_What to work on_:
What lines of the data hold the string "this"? Pull each one out.

_The data_:
• • • • •
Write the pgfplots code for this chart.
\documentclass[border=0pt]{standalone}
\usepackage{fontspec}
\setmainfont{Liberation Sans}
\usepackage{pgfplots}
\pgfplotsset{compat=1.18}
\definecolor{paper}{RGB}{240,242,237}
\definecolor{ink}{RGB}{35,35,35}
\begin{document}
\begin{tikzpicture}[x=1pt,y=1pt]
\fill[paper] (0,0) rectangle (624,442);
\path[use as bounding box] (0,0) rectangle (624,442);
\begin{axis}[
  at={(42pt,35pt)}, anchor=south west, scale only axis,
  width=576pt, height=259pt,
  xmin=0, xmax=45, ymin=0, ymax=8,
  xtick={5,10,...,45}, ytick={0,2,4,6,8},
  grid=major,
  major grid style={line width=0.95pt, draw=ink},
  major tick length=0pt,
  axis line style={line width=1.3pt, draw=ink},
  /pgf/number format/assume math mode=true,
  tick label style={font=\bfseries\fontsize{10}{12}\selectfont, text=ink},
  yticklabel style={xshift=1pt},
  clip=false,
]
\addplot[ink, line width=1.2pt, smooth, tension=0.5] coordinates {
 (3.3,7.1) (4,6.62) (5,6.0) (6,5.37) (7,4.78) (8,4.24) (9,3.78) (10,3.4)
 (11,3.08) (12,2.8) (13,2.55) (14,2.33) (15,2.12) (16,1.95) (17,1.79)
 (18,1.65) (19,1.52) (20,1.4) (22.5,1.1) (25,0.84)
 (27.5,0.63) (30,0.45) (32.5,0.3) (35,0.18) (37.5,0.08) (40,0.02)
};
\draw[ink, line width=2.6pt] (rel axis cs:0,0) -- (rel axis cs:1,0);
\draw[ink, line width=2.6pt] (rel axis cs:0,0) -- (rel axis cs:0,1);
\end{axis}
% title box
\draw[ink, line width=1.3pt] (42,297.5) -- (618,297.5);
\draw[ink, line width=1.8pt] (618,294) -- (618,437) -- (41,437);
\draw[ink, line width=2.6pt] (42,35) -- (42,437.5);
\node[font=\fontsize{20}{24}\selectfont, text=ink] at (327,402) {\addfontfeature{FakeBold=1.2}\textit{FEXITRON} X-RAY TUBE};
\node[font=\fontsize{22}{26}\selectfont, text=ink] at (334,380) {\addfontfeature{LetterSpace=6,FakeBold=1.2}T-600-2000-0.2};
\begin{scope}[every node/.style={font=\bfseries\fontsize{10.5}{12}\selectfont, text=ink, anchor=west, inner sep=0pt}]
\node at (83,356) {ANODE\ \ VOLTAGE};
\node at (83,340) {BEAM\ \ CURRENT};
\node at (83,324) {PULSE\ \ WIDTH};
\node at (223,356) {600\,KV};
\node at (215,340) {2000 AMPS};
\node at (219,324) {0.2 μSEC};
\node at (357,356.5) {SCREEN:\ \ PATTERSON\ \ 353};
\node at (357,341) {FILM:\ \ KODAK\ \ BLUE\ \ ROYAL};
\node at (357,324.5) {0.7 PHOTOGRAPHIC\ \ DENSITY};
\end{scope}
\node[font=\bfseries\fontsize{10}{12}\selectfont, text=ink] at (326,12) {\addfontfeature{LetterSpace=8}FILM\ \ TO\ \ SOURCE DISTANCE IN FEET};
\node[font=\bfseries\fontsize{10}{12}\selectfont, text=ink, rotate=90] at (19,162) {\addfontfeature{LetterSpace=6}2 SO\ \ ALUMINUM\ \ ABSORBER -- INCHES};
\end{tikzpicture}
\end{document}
• • • • •
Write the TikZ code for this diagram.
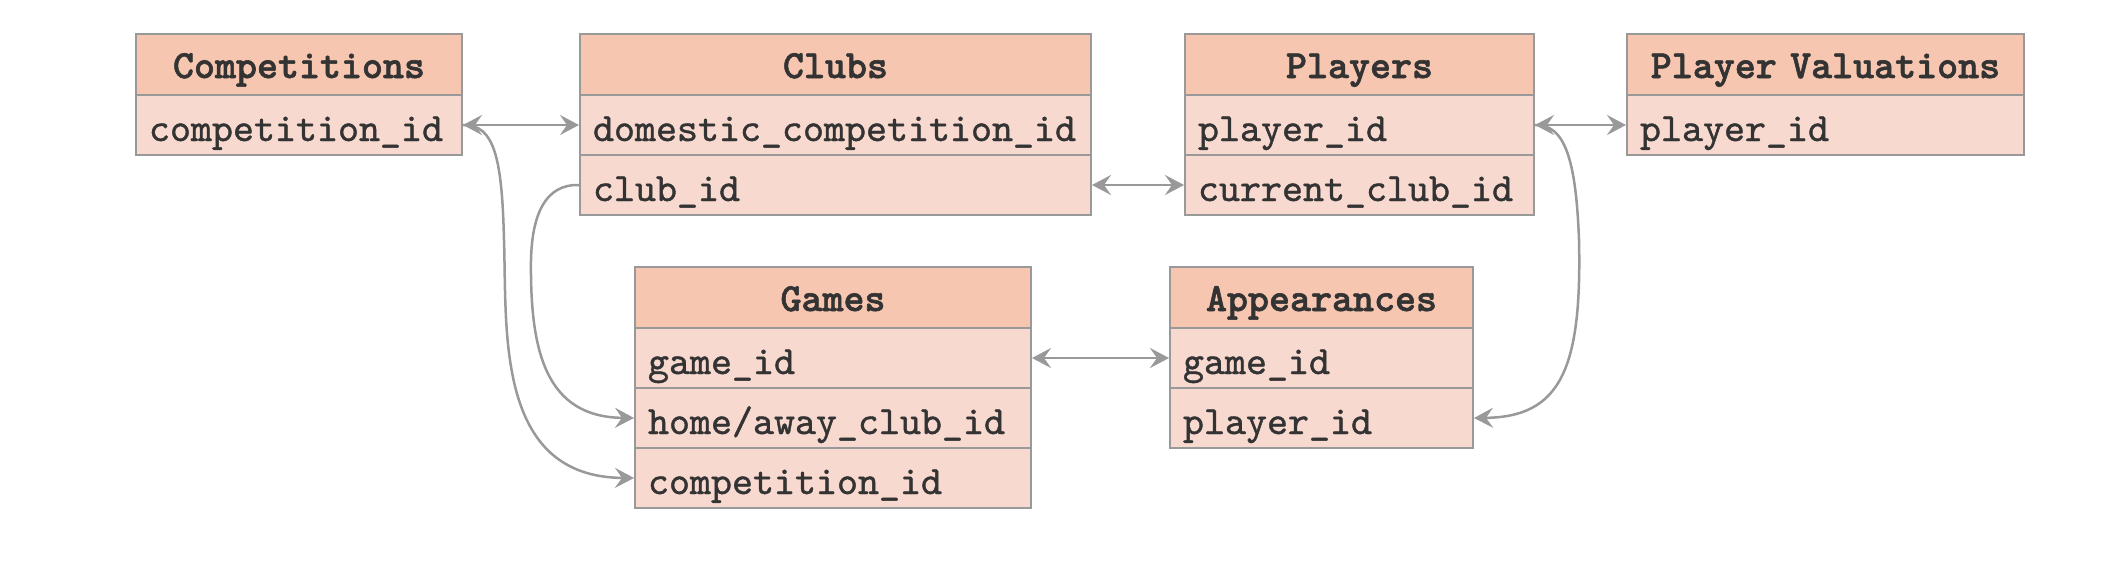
• • • • •
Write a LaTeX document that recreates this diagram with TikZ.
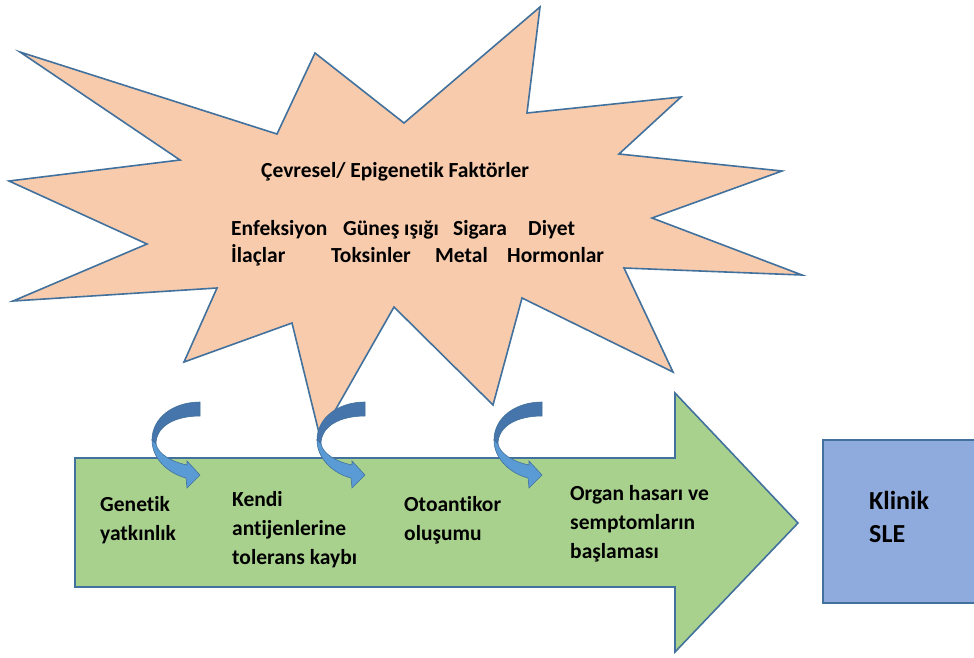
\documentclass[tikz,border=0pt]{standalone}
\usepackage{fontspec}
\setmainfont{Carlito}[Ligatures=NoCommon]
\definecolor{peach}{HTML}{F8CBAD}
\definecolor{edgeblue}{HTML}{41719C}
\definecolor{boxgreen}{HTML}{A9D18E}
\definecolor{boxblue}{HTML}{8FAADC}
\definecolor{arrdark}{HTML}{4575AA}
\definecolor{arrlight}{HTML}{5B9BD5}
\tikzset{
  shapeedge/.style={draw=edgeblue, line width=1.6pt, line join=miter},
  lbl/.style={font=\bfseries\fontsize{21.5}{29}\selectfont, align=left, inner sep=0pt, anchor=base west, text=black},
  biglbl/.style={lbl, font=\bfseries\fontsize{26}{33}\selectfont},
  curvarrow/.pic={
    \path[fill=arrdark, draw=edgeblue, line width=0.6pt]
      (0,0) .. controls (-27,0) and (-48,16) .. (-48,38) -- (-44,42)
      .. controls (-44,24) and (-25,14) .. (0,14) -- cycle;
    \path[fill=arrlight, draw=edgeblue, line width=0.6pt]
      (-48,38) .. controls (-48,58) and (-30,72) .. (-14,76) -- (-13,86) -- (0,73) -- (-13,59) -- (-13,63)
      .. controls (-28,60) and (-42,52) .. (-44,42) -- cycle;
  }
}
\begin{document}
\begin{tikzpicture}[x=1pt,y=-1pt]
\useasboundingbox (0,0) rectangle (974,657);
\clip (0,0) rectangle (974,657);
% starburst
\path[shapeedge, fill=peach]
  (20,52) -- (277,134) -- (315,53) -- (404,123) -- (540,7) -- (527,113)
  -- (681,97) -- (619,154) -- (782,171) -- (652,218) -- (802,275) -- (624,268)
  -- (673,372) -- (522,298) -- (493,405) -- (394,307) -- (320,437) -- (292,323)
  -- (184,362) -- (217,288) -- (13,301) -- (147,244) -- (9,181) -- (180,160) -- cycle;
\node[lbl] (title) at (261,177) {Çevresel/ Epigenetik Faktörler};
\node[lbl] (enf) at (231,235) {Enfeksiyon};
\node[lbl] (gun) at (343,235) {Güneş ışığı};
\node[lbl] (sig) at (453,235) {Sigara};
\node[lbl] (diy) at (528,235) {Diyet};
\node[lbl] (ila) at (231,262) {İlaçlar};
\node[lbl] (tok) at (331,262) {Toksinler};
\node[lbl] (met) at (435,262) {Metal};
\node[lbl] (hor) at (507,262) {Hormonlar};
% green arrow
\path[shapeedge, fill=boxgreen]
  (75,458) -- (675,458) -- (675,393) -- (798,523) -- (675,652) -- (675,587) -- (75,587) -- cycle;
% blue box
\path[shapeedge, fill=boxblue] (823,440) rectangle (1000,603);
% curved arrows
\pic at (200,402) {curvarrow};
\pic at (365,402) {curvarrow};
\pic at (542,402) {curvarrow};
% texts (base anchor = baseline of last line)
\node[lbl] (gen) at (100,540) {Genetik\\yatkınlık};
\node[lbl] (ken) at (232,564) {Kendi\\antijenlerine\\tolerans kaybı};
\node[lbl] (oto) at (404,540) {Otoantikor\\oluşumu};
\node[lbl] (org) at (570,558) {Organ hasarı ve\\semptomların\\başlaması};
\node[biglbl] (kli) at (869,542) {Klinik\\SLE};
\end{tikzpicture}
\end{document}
• • • • •
_Exercise solution_:
Write the pgfplots code for this chart.
Write the TikZ code for this diagram.
Write a LaTeX document that recreates this diagram with TikZ.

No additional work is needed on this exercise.